In het algemeen kunnen we stellen dat de Inheemsen en Tribale volken die in hun gebieden zijn blijven wonen een bijzondere bijdragen hebben geleverd en nog leveren aan de biodiversiteit in de gebieden waarin ze leven.

Anderzijds is onduidelijk hoeveel de uitgegeven concessies ons land en volk hebben opgeleverd, nog daar gelaten de verstoring van de rust en orde in de aldaar levende gemeenschappen. Deze cijfers moeten op tafel om tenminste een kosten-batenanalyse te maken. Wij hebben er allemaal baat bij dat Suriname als een gedecentraliseerde eenheidsstaat blijft bestaan.

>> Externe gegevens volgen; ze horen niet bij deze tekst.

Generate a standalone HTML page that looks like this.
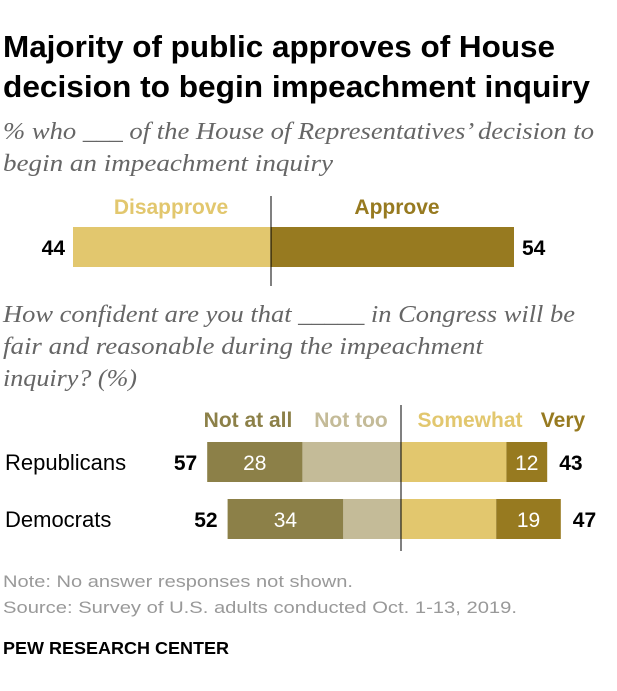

Alle etnische groepen die het Surinaamse grondgebied bewonen zijn ons dierbaar. Dat men in 1959 de Inheemsen, die in als eerste bewoners van ons land worden aangeduid, als schilddragers op ons wapen heeft behouden draagt de zegen van de meerderheid van de Surinaamse bevolking, lijkt mij. Maar dat men anno 2023 ervoor pleit een of meer parlementszetels te willen reserveren voor de Inheemsen, lijkt mij een heroverweging waard.

In 1987 waren het min of meer dezelfde argumenten die de regeerders van toen deed besluiten tot een overwaardering van het aantal zetels – verkregen in het binnenland -  in relatie tot het aantal uitgebrachte stemmen. Het duurde nog geen 35 jaar of grote groepen Surinamers vroeg om het terugdraaien daarvan.

Overigens heeft het stelsel waarbij personen in het parlement kwamen door aanwijzing – toen door de gouverneur - tot 1948 geduurd. Dus ongeveer 75 jaar geleden kwam daar een eind aan. Maar nu blijkt dat – zonder het stellen van een quota - in de huidige Assemblee de vertegenwoordiging van de inheemsen proportioneel hoger is dan hun representatie in de volkstelling. De enige groep die proportioneel onder vertegenwoordigd is in het parlement is groep van de Afro-Surinamers van het kunstgebied zijn – om met ex-minister Edgar Dikan te spreken.

Een breed maatschappelijke discussie zou kunnen leiden tot een win win relatie. Meer begrip voor de positie van de inheemsen en Tribale volkeren terwijl de ondernemers ook hun rechtmatig deel krijgen. Het begrip voor het behoud van onze biodiversiteit zou zeker toenemen, terwijl het verschil tussen groei en ontwikkeling meer ingang zou kunnen vinden onder onze bevolking.